Cermin | Memaafkanmu adalah Obat Paling Mujarab bagi Luka Hatiku
Ketika mengetahui pasangan kita--suami atau istri melakukan kesalahan paling fatal, yakni berselingkuh, sudah pasti rasa marah, kecewa, sedih, terluka, bahkan putus asa akan menguasai sepenuh hati kita.
Itu wajar. Dan sangat manusiawi.
Siapa juga yang tidak marah mengetahui cintanya dikhianati? Siapa pula yang tidak kecewa saat kepercayaan yang diberikan disalahgunakan?
Pada sebagian orang, termasuk saya, dalam keadaan sedih dan terluka, hati berkali-kali lantang menegaskan, "Duhai, penghianat cinta. Tidak ada lagi pintu maaf terbuka bagimu. Hari ini, esok, lusa dan selamanya!"
Tapi benarkah begitu? Benarkah seseorang yang telah melakukan kesalahan terhadap diri kita tidak pantas beroleh maaf, walau seujung kuku?
Mari kita menoleh sejenak ke belakang. Kembali kepada komitmen awal sebuah pernikahan.
Bukankah sejak awal kita sendiri yang memilih jodoh kita? Kita sudah begitu yakin, bahwa pilihan kita adalah yang terbaik di antara semua pilihan. Untuk itulah kita lantas berani memutuskan, bersedia menjalani hidup bersama dalam satu ikatan pernikahan yang suci. Lalu saling mengikat janji--walau janji tidak harus selalu diucapkan.
Masih hangat menyentuh nurani kita. Saat mata saling berpagut pandang, mengungkapkan indahnya perasaan untuk saling mencintai, menyayangi, setia, seia sekata, dan akan senantiasa mendampingi dalam keadaan suka maupun duka.
Sampai badai bernama selingkuh itu datang memporakporandakan semua.
Lantas haruskah kita menyerah begitu saja? Membiarkan badai menghabisi, melumat dan meluluhlantakkan mahligai yang susah payah telah dibina selama bertahun-tahun?
Bagi hati yang benar-benar mencintai, badai adalah ujian. Badai adalah tantangan untuk semakin mengokohkan dan menguatkan.
Dan tentu saja masih bagi hati yang mencintai, tidak akan membiarkan ujian atau tantangan itu berlarut-larut menghantam perasaan. Apalagi sampai menghantarnya ke jurang keputusasaan.
Hati yang mencintai pasti akan segera bangkit.
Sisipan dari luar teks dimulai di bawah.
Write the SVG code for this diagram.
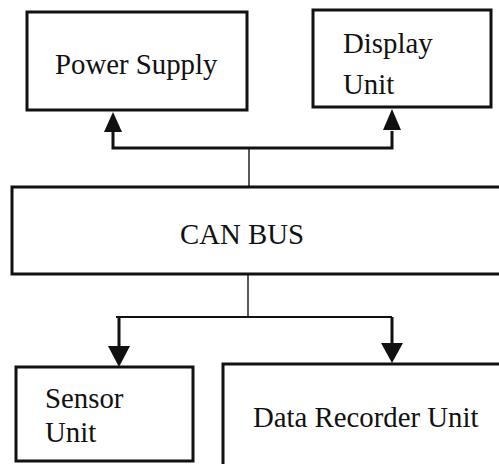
<svg xmlns="http://www.w3.org/2000/svg" width="499" height="464" viewBox="0 0 499 464">
<style>
.box{fill:#fff;stroke:#111;stroke-width:3}
.lbl{font-family:"Liberation Serif","Times New Roman",serif;font-size:28.8px;fill:#111}
.thick{stroke:#111;stroke-width:3;fill:none}
.thin{stroke:#222;stroke-width:1.5;fill:none}
.head{fill:#111}
</style>
<rect width="499" height="464" fill="#fff"/>
<g id="connectors">
  <line class="thin" x1="249" y1="148" x2="249" y2="187"/>
  <polyline class="thick" points="113,131 113,148 392,148 392,131"/>
  <polygon class="head" points="113,112 104,132 122,132"/>
  <polygon class="head" points="392,109 383,130 401,130"/>
  <line class="thin" x1="248" y1="274" x2="248" y2="317"/>
  <line class="thick" x1="116" y1="317" x2="392" y2="317" style="stroke-width:2.2"/>
  <line class="thick" x1="119" y1="317" x2="119" y2="348"/>
  <polygon class="head" points="119,367 108,346 130,346"/>
  <line class="thick" x1="392" y1="317" x2="392" y2="345"/>
  <polygon class="head" points="392,363 381,343 403,343"/>
</g>
<g id="power-supply">
  <rect class="box" x="27" y="12" width="220" height="98"/>
  <text class="lbl" x="55" y="74">Power Supply</text>
</g>
<g id="display-unit">
  <rect class="box" x="313" y="10" width="178" height="97"/>
  <text class="lbl" x="343" y="53">Display</text>
  <text class="lbl" x="343" y="94">Unit</text>
</g>
<g id="can-bus">
  <rect class="box" x="12" y="187" width="500" height="87"/>
  <text class="lbl" x="180" y="244">CAN BUS</text>
</g>
<g id="sensor-unit">
  <rect class="box" x="16" y="367" width="177" height="94"/>
  <text class="lbl" x="45" y="408">Sensor</text>
  <text class="lbl" x="45" y="442">Unit</text>
</g>
<g id="data-recorder-unit">
  <rect class="box" x="223" y="364" width="290" height="110"/>
  <text class="lbl" x="253" y="427">Data Recorder Unit</text>
</g>
</svg>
Gegas berdiri. Menyadari dan memaklumi. Bahwa tak ada satu pun mahluk di dunia ini yang luput dari kekhilafan.
Memang terasa sulit untuk memulai semua dari awal. Membuka hati yang terlanjur rajam. Menguak pintu maaf bagi kekasih yang kadung dibenci sekaligus masih dicintai.
Tapi bukan berarti tidak ada celah dan kemungkinan, bukan?
Sungguh, tiada guna membiarkan jiwa berlarut-larut dalam kesedihan. Memulai menata ulang puing yang berserak, mengumpulkan keping demi keping kesabaran yang sempat terkoyak, adalah hal-hal paling mungkin yang masih bisa dilakukan.
Jika rasa itu masih ada, masih tersisa di hati yang sebelumnya dipenuhi oleh indahnya pernak-pernik cinta, maka maafkanlah. Ajaklah ia kembali, kekasih yang pandangannya sempat berpaling ke lain hati. Genggam erat jemari tangannya, selaraskan dengan hatinya, bawa ia bersama-sama lagi menata mahligai yang sempat tergoyahkan.
Namun, senyampang segala upaya, segala jalan telah benar-benar tertutup, mengalami kebuntuan dan hanya ada satu pilihan yakni berpisah, maka sebaik-baik hal yang dilakukan adalah 'tetap memaafkan'.
Andai kita benar-benar mampu melewati tahap-tahap sesulit itu, suatu hari saat kita berdiri di suatu tempat, kita akan tersenyum dan tak ragu mengatakan, "Duhai, memaafkanmu adalah obat paling mujarab bagi luka hatiku."